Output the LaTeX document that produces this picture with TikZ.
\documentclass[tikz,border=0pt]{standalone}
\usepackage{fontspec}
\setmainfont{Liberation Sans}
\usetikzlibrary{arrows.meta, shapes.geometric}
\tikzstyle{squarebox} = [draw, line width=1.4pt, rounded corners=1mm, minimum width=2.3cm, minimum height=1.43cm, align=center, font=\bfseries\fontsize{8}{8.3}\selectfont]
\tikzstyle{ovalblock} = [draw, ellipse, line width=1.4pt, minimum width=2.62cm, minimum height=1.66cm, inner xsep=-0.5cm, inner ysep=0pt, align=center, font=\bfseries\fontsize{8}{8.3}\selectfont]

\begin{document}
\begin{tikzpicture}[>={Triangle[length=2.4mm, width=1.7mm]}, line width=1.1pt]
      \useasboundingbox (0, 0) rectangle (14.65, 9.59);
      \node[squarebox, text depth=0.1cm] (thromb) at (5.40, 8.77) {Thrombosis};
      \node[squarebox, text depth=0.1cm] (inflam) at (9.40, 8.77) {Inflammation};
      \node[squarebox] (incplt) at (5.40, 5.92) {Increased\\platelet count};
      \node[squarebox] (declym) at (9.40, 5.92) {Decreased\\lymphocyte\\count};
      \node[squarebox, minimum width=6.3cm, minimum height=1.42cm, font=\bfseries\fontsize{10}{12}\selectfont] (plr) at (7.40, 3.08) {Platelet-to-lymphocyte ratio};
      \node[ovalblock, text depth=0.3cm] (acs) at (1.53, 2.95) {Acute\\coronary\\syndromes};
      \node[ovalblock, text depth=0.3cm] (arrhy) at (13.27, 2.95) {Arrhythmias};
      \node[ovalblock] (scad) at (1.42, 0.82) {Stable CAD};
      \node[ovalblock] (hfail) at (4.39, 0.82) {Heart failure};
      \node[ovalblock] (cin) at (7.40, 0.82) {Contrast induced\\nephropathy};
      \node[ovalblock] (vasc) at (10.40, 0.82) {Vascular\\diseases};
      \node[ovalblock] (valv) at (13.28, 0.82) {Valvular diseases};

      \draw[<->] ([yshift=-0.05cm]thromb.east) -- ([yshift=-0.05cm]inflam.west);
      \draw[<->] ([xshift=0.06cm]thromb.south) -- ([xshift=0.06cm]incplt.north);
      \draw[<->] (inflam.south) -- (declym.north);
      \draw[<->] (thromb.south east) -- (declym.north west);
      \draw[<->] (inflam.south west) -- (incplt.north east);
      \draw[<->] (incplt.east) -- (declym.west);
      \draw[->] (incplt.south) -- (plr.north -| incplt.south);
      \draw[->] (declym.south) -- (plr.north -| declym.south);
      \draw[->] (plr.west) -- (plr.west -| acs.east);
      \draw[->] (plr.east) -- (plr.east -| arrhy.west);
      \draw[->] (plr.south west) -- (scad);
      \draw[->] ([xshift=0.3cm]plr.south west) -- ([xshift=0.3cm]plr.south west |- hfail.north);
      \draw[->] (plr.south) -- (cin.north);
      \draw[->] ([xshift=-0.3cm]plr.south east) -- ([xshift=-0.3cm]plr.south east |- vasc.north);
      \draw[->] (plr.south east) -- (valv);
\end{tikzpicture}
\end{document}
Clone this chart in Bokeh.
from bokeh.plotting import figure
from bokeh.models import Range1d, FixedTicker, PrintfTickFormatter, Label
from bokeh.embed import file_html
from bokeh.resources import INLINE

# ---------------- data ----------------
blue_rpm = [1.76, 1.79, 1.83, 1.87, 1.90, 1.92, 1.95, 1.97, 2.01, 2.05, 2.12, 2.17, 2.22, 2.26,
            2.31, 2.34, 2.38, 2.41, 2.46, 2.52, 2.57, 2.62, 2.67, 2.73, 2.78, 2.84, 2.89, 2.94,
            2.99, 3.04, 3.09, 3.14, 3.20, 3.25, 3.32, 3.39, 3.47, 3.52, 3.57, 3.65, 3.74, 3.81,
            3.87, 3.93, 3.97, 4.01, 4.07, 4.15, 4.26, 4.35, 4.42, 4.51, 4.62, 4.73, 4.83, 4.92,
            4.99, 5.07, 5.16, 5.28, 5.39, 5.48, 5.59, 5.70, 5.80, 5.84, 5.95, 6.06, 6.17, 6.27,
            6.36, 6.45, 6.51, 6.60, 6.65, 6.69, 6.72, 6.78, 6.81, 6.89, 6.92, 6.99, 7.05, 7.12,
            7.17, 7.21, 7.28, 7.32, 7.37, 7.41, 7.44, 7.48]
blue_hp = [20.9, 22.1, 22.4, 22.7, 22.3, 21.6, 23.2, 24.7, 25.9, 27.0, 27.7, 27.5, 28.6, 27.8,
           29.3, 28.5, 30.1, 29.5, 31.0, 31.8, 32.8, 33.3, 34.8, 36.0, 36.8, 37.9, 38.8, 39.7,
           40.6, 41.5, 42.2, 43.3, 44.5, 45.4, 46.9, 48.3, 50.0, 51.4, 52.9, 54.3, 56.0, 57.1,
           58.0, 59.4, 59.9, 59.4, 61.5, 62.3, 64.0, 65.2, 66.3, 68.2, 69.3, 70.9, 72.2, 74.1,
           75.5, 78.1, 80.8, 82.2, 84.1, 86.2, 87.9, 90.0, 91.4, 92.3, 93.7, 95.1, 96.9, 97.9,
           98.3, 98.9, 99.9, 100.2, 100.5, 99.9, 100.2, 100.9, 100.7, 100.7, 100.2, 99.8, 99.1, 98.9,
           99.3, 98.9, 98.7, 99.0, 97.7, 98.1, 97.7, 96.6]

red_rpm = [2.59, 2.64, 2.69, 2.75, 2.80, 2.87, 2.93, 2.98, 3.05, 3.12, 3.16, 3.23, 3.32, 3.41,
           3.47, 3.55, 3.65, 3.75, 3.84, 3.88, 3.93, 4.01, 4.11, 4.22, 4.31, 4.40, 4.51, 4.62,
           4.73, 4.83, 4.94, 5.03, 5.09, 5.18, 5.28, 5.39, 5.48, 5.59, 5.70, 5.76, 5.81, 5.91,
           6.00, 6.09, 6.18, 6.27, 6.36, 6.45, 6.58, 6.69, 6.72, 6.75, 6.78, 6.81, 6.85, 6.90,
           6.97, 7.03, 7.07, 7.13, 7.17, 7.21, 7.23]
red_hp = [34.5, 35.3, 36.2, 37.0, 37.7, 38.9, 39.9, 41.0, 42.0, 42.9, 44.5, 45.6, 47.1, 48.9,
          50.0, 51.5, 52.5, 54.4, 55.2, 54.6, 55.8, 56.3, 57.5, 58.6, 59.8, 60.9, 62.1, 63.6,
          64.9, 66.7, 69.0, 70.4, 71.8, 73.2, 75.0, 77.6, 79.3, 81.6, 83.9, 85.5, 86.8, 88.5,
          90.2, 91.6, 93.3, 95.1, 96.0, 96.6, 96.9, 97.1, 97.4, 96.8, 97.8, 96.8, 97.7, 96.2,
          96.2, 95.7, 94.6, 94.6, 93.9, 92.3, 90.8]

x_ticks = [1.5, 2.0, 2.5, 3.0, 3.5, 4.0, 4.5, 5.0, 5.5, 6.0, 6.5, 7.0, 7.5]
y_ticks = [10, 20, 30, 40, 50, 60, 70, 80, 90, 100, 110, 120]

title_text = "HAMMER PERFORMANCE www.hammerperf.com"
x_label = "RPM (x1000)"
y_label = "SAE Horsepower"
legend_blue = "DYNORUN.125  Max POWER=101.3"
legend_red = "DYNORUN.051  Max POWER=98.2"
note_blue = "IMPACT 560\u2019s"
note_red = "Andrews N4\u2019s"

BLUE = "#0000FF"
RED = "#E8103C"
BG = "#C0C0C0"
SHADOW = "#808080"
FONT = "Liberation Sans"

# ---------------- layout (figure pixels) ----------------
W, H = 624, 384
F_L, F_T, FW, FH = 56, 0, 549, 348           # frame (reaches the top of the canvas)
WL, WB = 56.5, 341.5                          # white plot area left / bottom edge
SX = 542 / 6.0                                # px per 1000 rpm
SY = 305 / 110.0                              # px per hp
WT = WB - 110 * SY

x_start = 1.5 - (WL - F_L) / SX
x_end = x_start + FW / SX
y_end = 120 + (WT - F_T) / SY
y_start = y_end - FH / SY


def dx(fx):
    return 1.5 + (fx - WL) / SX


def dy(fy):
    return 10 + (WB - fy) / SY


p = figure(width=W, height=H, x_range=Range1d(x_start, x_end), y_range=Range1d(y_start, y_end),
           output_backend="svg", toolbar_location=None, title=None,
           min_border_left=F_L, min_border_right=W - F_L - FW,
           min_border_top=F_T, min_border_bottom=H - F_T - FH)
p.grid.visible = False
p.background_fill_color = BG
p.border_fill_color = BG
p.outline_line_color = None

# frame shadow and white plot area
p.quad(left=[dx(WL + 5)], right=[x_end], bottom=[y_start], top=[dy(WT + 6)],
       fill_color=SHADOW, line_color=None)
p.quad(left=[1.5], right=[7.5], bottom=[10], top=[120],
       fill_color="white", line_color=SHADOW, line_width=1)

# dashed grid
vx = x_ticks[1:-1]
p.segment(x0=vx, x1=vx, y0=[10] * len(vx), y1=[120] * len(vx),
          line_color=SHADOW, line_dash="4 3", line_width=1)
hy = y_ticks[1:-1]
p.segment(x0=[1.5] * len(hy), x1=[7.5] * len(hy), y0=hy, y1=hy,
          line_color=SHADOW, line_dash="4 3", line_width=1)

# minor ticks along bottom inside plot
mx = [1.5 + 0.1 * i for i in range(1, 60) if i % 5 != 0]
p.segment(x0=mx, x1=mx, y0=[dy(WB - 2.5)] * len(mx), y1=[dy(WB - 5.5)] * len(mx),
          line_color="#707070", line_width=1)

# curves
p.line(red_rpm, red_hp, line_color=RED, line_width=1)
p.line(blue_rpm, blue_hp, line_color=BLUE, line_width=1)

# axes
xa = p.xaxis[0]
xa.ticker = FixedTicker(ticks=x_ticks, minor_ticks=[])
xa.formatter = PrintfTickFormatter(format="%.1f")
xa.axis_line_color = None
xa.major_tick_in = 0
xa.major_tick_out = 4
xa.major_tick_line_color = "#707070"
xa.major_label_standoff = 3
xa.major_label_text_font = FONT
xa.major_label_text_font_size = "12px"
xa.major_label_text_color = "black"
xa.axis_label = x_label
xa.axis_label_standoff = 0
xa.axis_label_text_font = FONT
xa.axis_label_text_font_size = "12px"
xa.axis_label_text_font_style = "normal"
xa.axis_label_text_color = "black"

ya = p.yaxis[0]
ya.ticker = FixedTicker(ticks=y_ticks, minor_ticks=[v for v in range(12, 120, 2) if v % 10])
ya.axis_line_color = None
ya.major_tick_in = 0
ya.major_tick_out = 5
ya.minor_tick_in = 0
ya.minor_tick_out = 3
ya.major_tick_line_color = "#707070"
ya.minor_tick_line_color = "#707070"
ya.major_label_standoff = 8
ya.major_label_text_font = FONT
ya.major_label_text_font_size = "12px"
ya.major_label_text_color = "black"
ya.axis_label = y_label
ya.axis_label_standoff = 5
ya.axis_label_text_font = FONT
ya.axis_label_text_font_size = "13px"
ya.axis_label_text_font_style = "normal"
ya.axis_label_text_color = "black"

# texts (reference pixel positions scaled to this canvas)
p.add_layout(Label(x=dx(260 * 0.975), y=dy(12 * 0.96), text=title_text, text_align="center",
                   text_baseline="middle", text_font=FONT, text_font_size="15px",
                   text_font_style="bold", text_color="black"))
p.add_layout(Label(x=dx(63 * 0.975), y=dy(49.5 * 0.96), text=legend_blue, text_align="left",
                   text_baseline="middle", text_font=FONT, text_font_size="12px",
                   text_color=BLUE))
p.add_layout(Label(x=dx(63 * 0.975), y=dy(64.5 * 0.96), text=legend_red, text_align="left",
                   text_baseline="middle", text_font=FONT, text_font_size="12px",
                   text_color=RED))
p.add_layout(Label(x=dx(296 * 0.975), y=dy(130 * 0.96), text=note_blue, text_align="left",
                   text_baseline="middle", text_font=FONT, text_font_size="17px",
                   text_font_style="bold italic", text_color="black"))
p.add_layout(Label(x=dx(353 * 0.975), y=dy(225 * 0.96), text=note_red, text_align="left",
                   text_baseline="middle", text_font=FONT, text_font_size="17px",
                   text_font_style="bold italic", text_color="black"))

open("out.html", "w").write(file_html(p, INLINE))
• • • • •
Written request>
Using the data above, restate word for word the lines from its opening line through the line that contains "[draw, ellipse, line", and no more.

Finished answer>
Output the LaTeX document that produces this picture with TikZ.
\documentclass[tikz,border=0pt]{standalone}
\usepackage{fontspec}
\setmainfont{Liberation Sans}
\usetikzlibrary{arrows.meta, shapes.geometric}
\tikzstyle{squarebox} = [draw, line width=1.4pt, rounded corners=1mm, minimum width=2.3cm, minimum height=1.43cm, align=center, font=\bfseries\fontsize{8}{8.3}\selectfont]
\tikzstyle{ovalblock} = [draw, ellipse, line width=1.4pt, minimum width=2.62cm, minimum height=1.66cm, inner xsep=-0.5cm, inner ysep=0pt, align=center, font=\bfseries\fontsize{8}{8.3}\selectfont]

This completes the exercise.